Those of us who plant vegetable gardens each year know how fickle Mother Nature can be.
We have good and bad years, and much of it has to do with where you live.
However, this year had this backyard farmer dumbfounded. I went from a beautiful green plot for months to what looks like sagebrush blowing across Death Valley when the 90 degree temps set in.
Back in April, I decided to extend my garden this year and add some new things. For years, I bought seedlings, but last year I decided to use only seeds, and it has made such a difference in terms of yield, hardiness, appearance and taste.
Even though I was brought up in a neighborhood that loved growing fruits, berries, vegetables and flowers, I attempted to garden only on a small scale until I saw the price of veggies sky rocket in the stores.
This year, I questioned the price for something that doesn’t taste fresh or homegrown. A good example of this is a simple tomato grown in the backyard vs. one sold in the stores. If you said the one in the store tastes better, you need to have your tastebuds checked.
I remember my daddy talking about his family gardens and how he had to help tend them while growing up.
I helped my grandmother in the garden because I thought it was fun chopping weeds and staking up the vinelike plants. That experience instilled within me a sense of pride in planting a seed and watching it grow into something nourishing.
My grandparents and my Aunt Ann lived two doors from one another on Underhill when I was a kid, and they both had large gardens.
I don’t recall any tractors in the neighborhood in the ’40s and ’50s, but I do remember men coming through the neighborhood with their horses and wagons looking for plowing jobs.
The same man showed up at my grandparents every spring with his horse and wagon. He’d unhitch his horse from the wagon, hitch the horse to the plow and start turning over soil.
It was fun watching this man prepare the soil using old-fashioned horse power, plows and cultivators.
I know this doesn’t compare to all the fun things that kids have to do today, but back then it was not only fun but educational.
Learning to be self-sufficient using the soil that God made will take you a long way when times are hard, and you finally realize the relationship between fresh vegetables and good health.
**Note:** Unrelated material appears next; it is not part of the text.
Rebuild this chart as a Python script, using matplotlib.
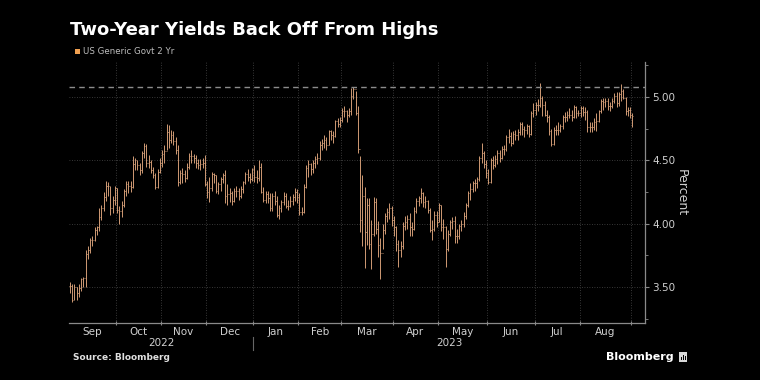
import matplotlib
matplotlib.use('Agg')
import matplotlib.pyplot as plt
import matplotlib.transforms as mtransforms
from matplotlib.patches import Rectangle
import numpy as np

# trading days per month, Sep 2022 .. Aug 2023, plus Sep 1 2023
month_labels = ['Sep', 'Oct', 'Nov', 'Dec', 'Jan', 'Feb', 'Mar', 'Apr', 'May', 'Jun', 'Jul', 'Aug']
month_days = [21, 20, 20, 21, 20, 19, 23, 20, 22, 21, 20, 23, 1]
year_labels = ['2022', '2023']

# US Generic Govt 2 Yr, daily high / low / close (percent)
highs = [
    3.54, 3.52, 3.52, 3.50, 3.52, 3.57, 3.58, 3.79, 3.82, 3.89, 3.90, 3.97, 3.98, 4.12, 4.15, 4.25, 4.34, 4.33, 4.30, 4.22, 4.30,  # Sep
    4.28, 4.14, 4.18, 4.27, 4.34, 4.34, 4.34, 4.53, 4.52, 4.50, 4.48, 4.57, 4.64, 4.63, 4.54, 4.50, 4.45, 4.40, 4.43, 4.52,  # Oct
    4.58, 4.62, 4.79, 4.78, 4.74, 4.73, 4.68, 4.62, 4.42, 4.44, 4.42, 4.48, 4.56, 4.58, 4.55, 4.54, 4.51, 4.51, 4.52, 4.54,  # Nov
    4.34, 4.37, 4.41, 4.40, 4.38, 4.33, 4.37, 4.40, 4.42, 4.31, 4.28, 4.26, 4.28, 4.30, 4.28, 4.30, 4.34, 4.41, 4.43, 4.40, 4.44,  # Dec
    4.46, 4.42, 4.50, 4.48, 4.29, 4.26, 4.26, 4.24, 4.24, 4.26, 4.22, 4.15, 4.19, 4.25, 4.24, 4.19, 4.22, 4.23, 4.28, 4.27,  # Jan
    4.24, 4.13, 4.31, 4.46, 4.50, 4.48, 4.50, 4.53, 4.56, 4.65, 4.67, 4.70, 4.68, 4.74, 4.74, 4.73, 4.82, 4.83, 4.84,  # Feb
    4.91, 4.93, 4.90, 4.91, 5.07, 5.08, 5.05, 4.93, 4.53, 4.38, 4.29, 4.20, 4.20, 4.03, 4.21, 4.20, 4.02, 3.89, 4.00, 4.08, 4.12, 4.16, 4.14,  # Mar
    4.06, 3.98, 3.87, 3.86, 4.01, 4.06, 4.07, 4.08, 4.01, 4.13, 4.20, 4.22, 4.28, 4.25, 4.22, 4.19, 4.12, 4.03, 4.10, 4.10,  # Apr
    4.16, 4.15, 4.04, 3.98, 3.95, 4.03, 4.05, 4.06, 3.96, 4.00, 4.03, 4.09, 4.16, 4.26, 4.32, 4.34, 4.35, 4.37, 4.53, 4.64, 4.57, 4.50,  # May
    4.43, 4.52, 4.53, 4.54, 4.58, 4.58, 4.61, 4.62, 4.70, 4.75, 4.72, 4.73, 4.74, 4.75, 4.80, 4.80, 4.77, 4.79, 4.78, 4.89, 4.95,  # Jun
    4.96, 4.98, 5.11, 5.01, 4.97, 4.90, 4.86, 4.75, 4.76, 4.78, 4.80, 4.79, 4.86, 4.88, 4.89, 4.91, 4.90, 4.94, 4.93, 4.90,  # Jul
    4.93, 4.93, 4.92, 4.90, 4.80, 4.80, 4.83, 4.87, 4.90, 4.98, 4.99, 4.99, 4.99, 4.96, 4.99, 5.03, 5.04, 5.04, 5.10, 5.06, 5.00, 4.92, 4.92,  # Aug
    4.87,  # Sep 1
]
lows = [
    3.45, 3.38, 3.40, 3.40, 3.42, 3.47, 3.50, 3.50, 3.72, 3.77, 3.82, 3.86, 3.91, 3.94, 4.03, 4.10, 4.18, 4.22, 4.07, 4.08, 4.15,
    4.08, 4.00, 4.05, 4.13, 4.22, 4.24, 4.25, 4.28, 4.42, 4.42, 4.38, 4.40, 4.52, 4.45, 4.44, 4.40, 4.36, 4.27, 4.28, 4.40,
    4.45, 4.48, 4.58, 4.60, 4.64, 4.62, 4.55, 4.30, 4.31, 4.32, 4.33, 4.35, 4.43, 4.48, 4.48, 4.44, 4.43, 4.42, 4.44, 4.30,
    4.20, 4.17, 4.26, 4.32, 4.24, 4.23, 4.26, 4.32, 4.16, 4.15, 4.17, 4.15, 4.17, 4.21, 4.19, 4.20, 4.24, 4.31, 4.34, 4.32, 4.34,
    4.33, 4.32, 4.34, 4.24, 4.17, 4.16, 4.16, 4.10, 4.10, 4.15, 4.05, 4.04, 4.09, 4.15, 4.12, 4.11, 4.13, 4.15, 4.18, 4.16,
    4.07, 4.07, 4.08, 4.28, 4.37, 4.38, 4.40, 4.44, 4.47, 4.50, 4.58, 4.60, 4.58, 4.62, 4.66, 4.64, 4.68, 4.76, 4.76,
    4.80, 4.84, 4.80, 4.84, 4.86, 4.98, 4.86, 4.56, 3.93, 3.82, 3.65, 3.83, 3.80, 3.64, 3.90, 3.92, 3.74, 3.56, 3.80, 3.92, 4.01, 4.04, 3.98,
    3.90, 3.78, 3.66, 3.74, 3.80, 3.95, 3.96, 3.90, 3.90, 3.95, 4.08, 4.14, 4.16, 4.13, 4.12, 4.08, 3.93, 3.87, 3.94, 3.97,
    4.01, 3.94, 3.88, 3.66, 3.78, 3.90, 3.96, 3.85, 3.85, 3.88, 3.94, 3.97, 4.04, 4.13, 4.19, 4.25, 4.26, 4.28, 4.34, 4.48, 4.44, 4.36,
    4.31, 4.32, 4.43, 4.45, 4.47, 4.49, 4.51, 4.54, 4.57, 4.64, 4.61, 4.63, 4.66, 4.66, 4.70, 4.70, 4.68, 4.71, 4.68, 4.70, 4.84,
    4.86, 4.89, 4.92, 4.85, 4.85, 4.80, 4.70, 4.61, 4.62, 4.70, 4.70, 4.72, 4.75, 4.80, 4.81, 4.83, 4.81, 4.83, 4.83, 4.85,
    4.84, 4.85, 4.82, 4.72, 4.72, 4.72, 4.74, 4.73, 4.80, 4.87, 4.90, 4.92, 4.90, 4.89, 4.91, 4.95, 4.92, 4.93, 4.97, 4.98, 4.86, 4.85, 4.83,
    4.76,
]
closes = [
    3.51, 3.40, 3.50, 3.45, 3.49, 3.56, 3.57, 3.76, 3.79, 3.87, 3.87, 3.95, 3.97, 4.05, 4.12, 4.21, 4.30, 4.30, 4.12, 4.19, 4.28,
    4.11, 4.10, 4.15, 4.26, 4.31, 4.30, 4.29, 4.47, 4.50, 4.46, 4.42, 4.56, 4.61, 4.48, 4.49, 4.42, 4.38, 4.29, 4.41, 4.48,
    4.55, 4.57, 4.72, 4.66, 4.70, 4.65, 4.58, 4.33, 4.40, 4.39, 4.36, 4.45, 4.53, 4.53, 4.52, 4.48, 4.46, 4.47, 4.48, 4.31,
    4.25, 4.28, 4.39, 4.38, 4.26, 4.31, 4.35, 4.38, 4.22, 4.23, 4.24, 4.18, 4.26, 4.26, 4.22, 4.27, 4.33, 4.39, 4.37, 4.35, 4.43,
    4.37, 4.36, 4.45, 4.25, 4.19, 4.23, 4.20, 4.12, 4.22, 4.18, 4.07, 4.12, 4.17, 4.22, 4.14, 4.14, 4.18, 4.21, 4.25, 4.21,
    4.09, 4.09, 4.29, 4.44, 4.47, 4.43, 4.48, 4.51, 4.52, 4.62, 4.64, 4.66, 4.62, 4.73, 4.70, 4.69, 4.81, 4.79, 4.82,
    4.89, 4.89, 4.86, 4.89, 5.01, 5.06, 4.87, 4.59, 4.03, 4.22, 3.93, 4.15, 3.84, 3.92, 4.17, 3.96, 3.83, 3.77, 3.95, 4.06, 4.09, 4.12, 4.03,
    3.97, 3.84, 3.79, 3.82, 3.98, 4.01, 4.04, 3.97, 3.96, 4.10, 4.18, 4.20, 4.24, 4.17, 4.18, 4.11, 3.95, 3.96, 4.07, 4.01,
    4.15, 3.97, 3.97, 3.80, 3.92, 4.01, 4.02, 3.90, 3.90, 3.98, 4.00, 4.06, 4.15, 4.24, 4.27, 4.32, 4.32, 4.35, 4.52, 4.56, 4.47, 4.40,
    4.33, 4.50, 4.46, 4.51, 4.56, 4.52, 4.59, 4.59, 4.68, 4.69, 4.64, 4.71, 4.70, 4.72, 4.79, 4.75, 4.74, 4.77, 4.71, 4.87, 4.90,
    4.94, 4.94, 4.99, 4.94, 4.86, 4.84, 4.73, 4.63, 4.74, 4.74, 4.74, 4.77, 4.84, 4.84, 4.86, 4.86, 4.84, 4.92, 4.87, 4.87,
    4.91, 4.88, 4.88, 4.76, 4.76, 4.76, 4.80, 4.81, 4.89, 4.97, 4.96, 4.97, 4.93, 4.93, 4.97, 5.01, 4.95, 5.02, 5.05, 4.99, 4.89, 4.90, 4.86,
    4.85,
]
high_mark = 5.08
y_ticks = [3.5, 4.0, 4.5, 5.0]

n = len(closes)
assert len(highs) == n and len(lows) == n and sum(month_days) == n
x = np.arange(n)
opens = [closes[0]] + closes[:-1]

W, H = 760, 380
fig = plt.figure(figsize=(7.6, 3.8), dpi=100, facecolor='black')
ax = fig.add_axes([69 / W, 57 / H, 576 / W, 261 / H], facecolor='black')

bar_col = '#d09a74'
ax.vlines(x, lows, highs, color=bar_col, lw=0.7)
ax.hlines(opens, x - 0.4, x, color=bar_col, lw=0.6)
ax.hlines(closes, x, x + 0.4, color=bar_col, lw=0.6)

ax.set_xlim(-0.4, 255.6)
ax.set_ylim(3.215, 5.276)

# month boundaries and label centres
ends = np.cumsum(month_days)
bounds = ends[:-1] - 0.5
starts = np.concatenate([[-0.5], bounds[:-1]])
centres = (starts + bounds) / 2

grid_col = '#4a4a4a'
for b in bounds:
    ax.axvline(b, color=grid_col, lw=0.6, ls=(0, (1, 2)), zorder=0)
for t in y_ticks:
    ax.axhline(t, color=grid_col, lw=0.6, ls=(0, (1, 2)), zorder=0)
ax.axhline(high_mark, color='#8c8c8c', lw=1.0, ls=(0, (4, 3)))

for s in ['top', 'left']:
    ax.spines[s].set_visible(False)
for s in ['bottom', 'right']:
    ax.spines[s].set_color('#8a8a8a')
    ax.spines[s].set_linewidth(0.9)

ax.set_xticks(bounds)
ax.set_xticklabels([])
ax.set_xticks(centres, minor=True)
ax.set_xticklabels(month_labels, minor=True)
ax.tick_params(axis='x', which='major', length=3, direction='inout', color='#8a8a8a')
ax.tick_params(axis='x', which='minor', length=0, pad=3, labelsize=7.5, labelcolor='#d0d0d0')

ax.yaxis.tick_right()
ax.set_yticks(y_ticks)
ax.set_yticklabels(['%.2f' % t for t in y_ticks])
ax.set_yticks([3.25, 3.75, 4.25, 4.75, 5.25], minor=True)
ax.tick_params(axis='y', which='major', length=3, color='#8a8a8a', pad=2,
               labelsize=7.5, labelcolor='#d0d0d0')
ax.tick_params(axis='y', which='minor', length=2, color='#8a8a8a')
ax.yaxis.set_label_position('right')
ax.set_ylabel('Percent', rotation=270, color='#d0d0d0', fontsize=9, labelpad=9)

# year labels and separator
trans = mtransforms.blended_transform_factory(ax.transData, ax.transAxes)
jan = bounds[3]
ax.plot([jan, jan], [-0.054, -0.103], transform=trans, color='#666666', lw=0.8, clip_on=False)
ax.text((starts[0] + jan) / 2, -0.077, year_labels[0], transform=trans, ha='center', va='center',
        fontsize=7.5, color='#d0d0d0')
ax.text((jan + 255.6) / 2, -0.077, year_labels[1], transform=trans, ha='center', va='center',
        fontsize=7.5, color='#d0d0d0')

# title, legend, footer
fig.text(70 / W, 1 - 35 / H, 'Two-Year Yields Back Off From Highs', fontsize=13,
         fontweight='bold', color='white', va='baseline')
fig.patches.append(Rectangle((75 / W, 1 - 54 / H), 5 / W, 5 / H, transform=fig.transFigure,
                             facecolor='#f0a050', edgecolor='none'))
fig.text(83 / W, 1 - 51.5 / H, 'US Generic Govt 2 Yr', fontsize=6.2, color='#bdbdbd', va='center')
fig.text(73 / W, 1 - 358 / H, 'Source: Bloomberg', fontsize=6.5, fontweight='bold',
         color='#e0e0e0', va='center')
fig.text(674 / W, 1 - 357 / H, 'Bloomberg', fontsize=8, fontweight='semibold',
         color='white', va='center', ha='right')
fig.patches.append(Rectangle((679 / W, 1 - 362 / H), 8 / W, 10 / H, transform=fig.transFigure,
                             facecolor='#d8d8d8', edgecolor='none'))
for i, hgt in enumerate([3, 5, 4]):
    fig.patches.append(Rectangle(((680.5 + i * 2) / W, 1 - 360 / H), 1 / W, hgt / H,
                                 transform=fig.transFigure, facecolor='black', edgecolor='none'))

fig.savefig('out.png', dpi=100, facecolor='black')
It has stuck with me.
I don’t have a horse and plow, but I do have a four-horsepower Sears rear-end tiller, which does a decent job.
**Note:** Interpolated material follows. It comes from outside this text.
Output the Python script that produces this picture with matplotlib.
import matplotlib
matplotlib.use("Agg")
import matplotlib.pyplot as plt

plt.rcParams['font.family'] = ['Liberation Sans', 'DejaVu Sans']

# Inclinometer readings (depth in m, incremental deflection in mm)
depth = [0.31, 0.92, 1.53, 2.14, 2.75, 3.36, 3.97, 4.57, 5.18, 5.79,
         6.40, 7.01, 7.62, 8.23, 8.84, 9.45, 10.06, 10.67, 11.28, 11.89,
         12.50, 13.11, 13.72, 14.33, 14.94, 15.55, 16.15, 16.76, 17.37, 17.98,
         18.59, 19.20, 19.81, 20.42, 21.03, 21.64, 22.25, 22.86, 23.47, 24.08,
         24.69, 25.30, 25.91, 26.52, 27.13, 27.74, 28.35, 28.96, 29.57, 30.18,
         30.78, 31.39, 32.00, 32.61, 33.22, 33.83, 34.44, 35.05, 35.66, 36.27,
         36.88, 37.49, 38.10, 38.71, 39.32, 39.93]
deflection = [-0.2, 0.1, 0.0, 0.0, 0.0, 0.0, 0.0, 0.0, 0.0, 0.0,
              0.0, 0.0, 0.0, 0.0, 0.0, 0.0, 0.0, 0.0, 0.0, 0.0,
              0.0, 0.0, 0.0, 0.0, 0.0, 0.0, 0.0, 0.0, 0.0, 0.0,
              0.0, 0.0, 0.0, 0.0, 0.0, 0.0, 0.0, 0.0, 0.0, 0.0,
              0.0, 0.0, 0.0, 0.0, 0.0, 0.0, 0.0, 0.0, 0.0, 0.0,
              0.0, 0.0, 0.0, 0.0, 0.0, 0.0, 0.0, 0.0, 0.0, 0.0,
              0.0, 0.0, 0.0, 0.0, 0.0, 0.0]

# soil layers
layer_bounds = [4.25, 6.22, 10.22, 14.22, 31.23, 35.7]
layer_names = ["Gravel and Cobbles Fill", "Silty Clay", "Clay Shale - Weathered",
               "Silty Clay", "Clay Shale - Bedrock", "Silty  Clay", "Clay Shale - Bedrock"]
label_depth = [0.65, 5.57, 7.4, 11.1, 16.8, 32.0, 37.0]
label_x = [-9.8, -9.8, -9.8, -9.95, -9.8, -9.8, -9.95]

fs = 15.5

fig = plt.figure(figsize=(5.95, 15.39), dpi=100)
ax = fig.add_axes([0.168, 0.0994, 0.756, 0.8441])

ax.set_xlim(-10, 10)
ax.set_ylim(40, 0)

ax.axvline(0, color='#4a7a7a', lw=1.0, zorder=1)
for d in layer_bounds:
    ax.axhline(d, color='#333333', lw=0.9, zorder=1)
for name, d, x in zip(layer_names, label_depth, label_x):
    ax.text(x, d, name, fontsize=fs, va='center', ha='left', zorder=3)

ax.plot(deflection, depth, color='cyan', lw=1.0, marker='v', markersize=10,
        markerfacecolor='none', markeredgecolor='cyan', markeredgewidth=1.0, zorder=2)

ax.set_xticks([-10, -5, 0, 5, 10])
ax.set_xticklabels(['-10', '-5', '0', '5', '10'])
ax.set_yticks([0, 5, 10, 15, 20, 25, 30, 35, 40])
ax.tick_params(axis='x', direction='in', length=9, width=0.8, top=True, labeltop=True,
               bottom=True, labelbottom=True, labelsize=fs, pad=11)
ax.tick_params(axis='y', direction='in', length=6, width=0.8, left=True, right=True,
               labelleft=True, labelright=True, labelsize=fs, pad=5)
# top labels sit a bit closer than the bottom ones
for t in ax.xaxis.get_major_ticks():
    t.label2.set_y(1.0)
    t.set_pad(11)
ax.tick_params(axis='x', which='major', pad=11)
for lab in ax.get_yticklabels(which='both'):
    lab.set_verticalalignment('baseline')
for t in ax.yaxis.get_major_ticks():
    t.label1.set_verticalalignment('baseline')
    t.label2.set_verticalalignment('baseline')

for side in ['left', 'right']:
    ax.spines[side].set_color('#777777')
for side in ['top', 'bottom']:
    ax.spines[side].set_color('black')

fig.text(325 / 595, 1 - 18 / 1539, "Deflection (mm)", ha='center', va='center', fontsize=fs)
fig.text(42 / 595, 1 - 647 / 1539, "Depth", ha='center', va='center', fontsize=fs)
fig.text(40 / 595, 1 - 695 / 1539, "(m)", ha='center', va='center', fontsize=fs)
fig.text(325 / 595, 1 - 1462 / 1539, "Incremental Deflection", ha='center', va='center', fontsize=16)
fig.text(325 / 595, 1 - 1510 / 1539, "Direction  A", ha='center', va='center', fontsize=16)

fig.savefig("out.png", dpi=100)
Years ago, when I first tilled my plot in the backyard, I realized that my four “horses” were no match for that one horse that cut through the earth like it was butter back in the day.
It took me years of plowing in different directions, adding saved grass and garden clippings to get the beautiful rich soil I have today.
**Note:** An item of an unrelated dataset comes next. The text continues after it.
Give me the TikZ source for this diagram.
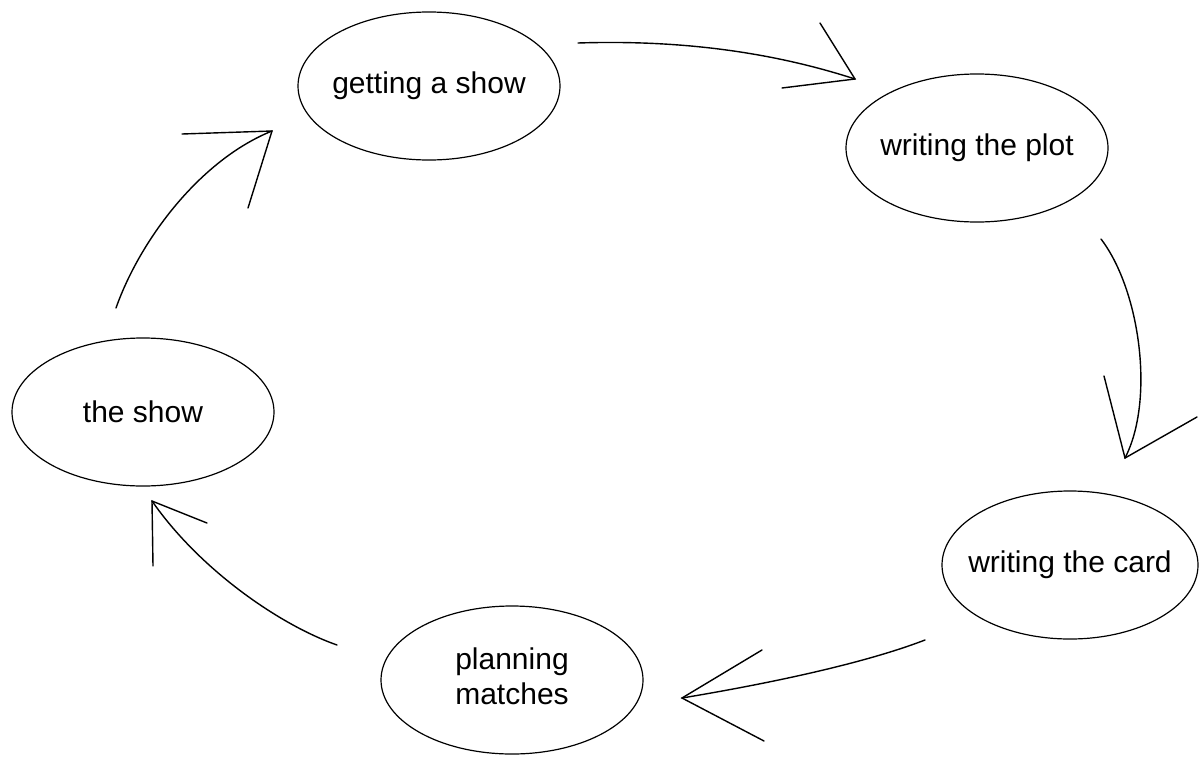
\documentclass[tikz,border=0pt]{standalone}
\usepackage{fontspec}
\setmainfont{Liberation Sans}
\usetikzlibrary{shapes.geometric}
\newcommand\zerow[1]{\makebox[0pt]{#1}}
\begin{document}
\begin{tikzpicture}[x=1pt,y=-1pt,
  stage/.style={ellipse, draw, line width=1.2pt, inner sep=0pt,
    minimum width=262pt, minimum height=148pt,
    font=\fontsize{30}{35}\selectfont},
  flow/.style={line width=1.4pt, line cap=round},
  headline/.style={line width=1.4pt, line cap=round}]
\useasboundingbox (0,0) rectangle (1202,758);
\fill[white] (0,0) rectangle (1202,758);

\node[stage] (get)  at (429,86)  {\zerow{getting a show}};
\node[stage] (plot) at (977,148) {\zerow{writing the plot}};
\node[stage, minimum width=256pt] (card) at (1070,565) {\zerow{writing the card}};
\node[stage] (plan) at (512,680) {\zerow{\begin{tabular}{@{}c@{}}planning\\matches\end{tabular}}};
\node[stage] (show) at (143,412) {\zerow{the show}};

% arrow 1: getting a show -> writing the plot
\coordinate (a1s) at (578,43);
\coordinate (a1t) at (855,79);
\coordinate (a1u) at (820,23);
\coordinate (a1l) at (782,88);
\draw[flow] (a1s) .. controls (700,39) and (790,58) .. (a1t);
\draw[headline] (a1u) -- (a1t) -- (a1l);

% arrow 2: writing the plot -> writing the card
\coordinate (a2s) at (1101,239);
\coordinate (a2t) at (1125,458);
\coordinate (a2u) at (1104,376);
\coordinate (a2l) at (1197,417);
\draw[flow] (a2s) .. controls (1140,290) and (1155,400) .. (a2t);
\draw[headline] (a2u) -- (a2t) -- (a2l);

% arrow 3: writing the card -> planning matches
\coordinate (a3s) at (925,640);
\coordinate (a3t) at (682,698);
\coordinate (a3u) at (762,650);
\coordinate (a3l) at (764,741);
\draw[flow] (a3s) .. controls (860,665) and (760,685) .. (a3t);
\draw[headline] (a3u) -- (a3t) -- (a3l);

% arrow 4: planning matches -> the show
\coordinate (a4s) at (337,645);
\coordinate (a4t) at (152,501);
\coordinate (a4u) at (207,523);
\coordinate (a4l) at (153,566);
\draw[flow] (a4s) .. controls (280,625) and (200,570) .. (a4t);
\draw[headline] (a4u) -- (a4t) -- (a4l);

% arrow 5: the show -> getting a show
\coordinate (a5s) at (116,308);
\coordinate (a5t) at (272,131);
\coordinate (a5u) at (182,134);
\coordinate (a5l) at (248,208);
\draw[flow] (a5s) .. controls (140,240) and (200,160) .. (a5t);
\draw[headline] (a5u) -- (a5t) -- (a5l);
\end{tikzpicture}
\end{document}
That was before the continuous 90-degree heat and very little water that turned my green acre into a desert.
Rather than planting in rows on a flat surface, I now make rows of tall mounds, which trap water and help maintain the moisture content. This year, I even experimented with using newspaper to help maintain moisture around my plants and help control weeds. All of this works for me.
After preparing my soil last spring, I decided to add Swiss chard, lima beans, peas, kohlrabi and corn to my garden for the first time. The other plants were tomatoes (four varieties), cucumbers, squash, green peppers, string beans, kale, and mustard greens.
I got an abundance of everything this year except corn, which never matured.
My experiment with kohlrabi was this year’s biggest success. What looked good on the front of a pack of seeds turned out to be simply delicious. Kohlrabi is a member of the cabbage family, which produces a whitish turnip- shaped bulb with green leaves. The leaves will blow your mind because they taste like a mild collard green.
This year I was really impressed with the size, brilliant colors and taste of all of my veggies. My garden was truly blessed with abundance this year, and I shared God’s blessing with my neighbors, relatives and friends throughout High Point. My friend Donald Belton dropped by numerous times to pick up veggies. He even brought his own plastic bags.
If you like various greens, then you know cleaning them can be a big headache. This year I decided to make my own outside cleaning station to clean the garden dirt off my veggies before taking them in the house.
I bought a framed piece of mesh screening, made as a window insert, to create the cleaning station. I placed the vegetables on top of the screen, sprayed them with water and watched the dirt and trash go down the drain. This makes the final cleaning so much easier — plus they looked plum pretty.
I am going to miss homegrown tomatoes and cucumbers on my bologna, salami, roast beef and sardine sandwiches. Not to mention the green salads that will now be replaced with items without that homegrown taste.
The one thing I won’t miss is that diuretic affect that comes along with eating lots of veggies.